Thank you, Mr. Chair.
Let me say at the outset that I'm glad we waited for this.
I've done a lot of human rights work in Africa over the last couple of decades, and in the last decade in Darfur especially. I find it troubling--and I thank you for driving home the fact, Professor--that while we spend all these hours, and often we're here.... I'm the newest member of Parliament in this group. We talk about policy and ideas and everything else, but in the end it is about these very people, and in the hours we have been doing this I can't envision what's been going on in the lives of these people who have been detained, perhaps improperly, or perhaps even tortured. I thank you for driving that home to us.

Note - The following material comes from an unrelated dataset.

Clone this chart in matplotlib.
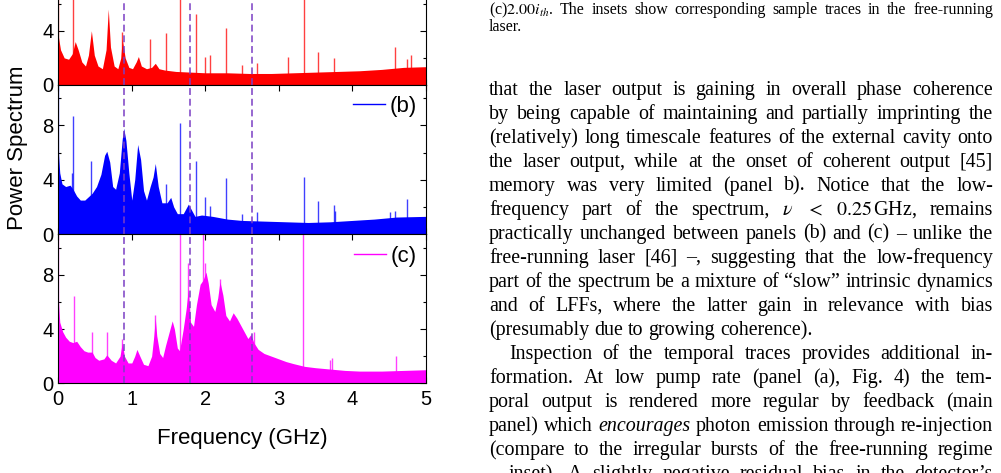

I have a question about the troops. I come from London, Ontario, and this last weekend all the Royal Canadian Legions from Ontario gathered for their biannual conference in London. I was asked to speak at it. The deputy minister for Veterans Affairs was also there. In meeting with many of the troops afterwards who have come back from Afghanistan, I found there was a general disillusionment among these troops in that they were not aware, although they have been made aware since they came home, of the U.S. report of human rights, the Afghan Independent Human Rights Commission, and the U.K. human rights reports that actually pointed to torture, sometimes killings, and other things.
We're talking about information here, and that's what we're about. It's important that we all support our troops, and all of us here want to do that.
But Mr. Esau, from your travels or discussions, what knowledge might our own troops have in that area of the world about these very things that we're discussing so much here?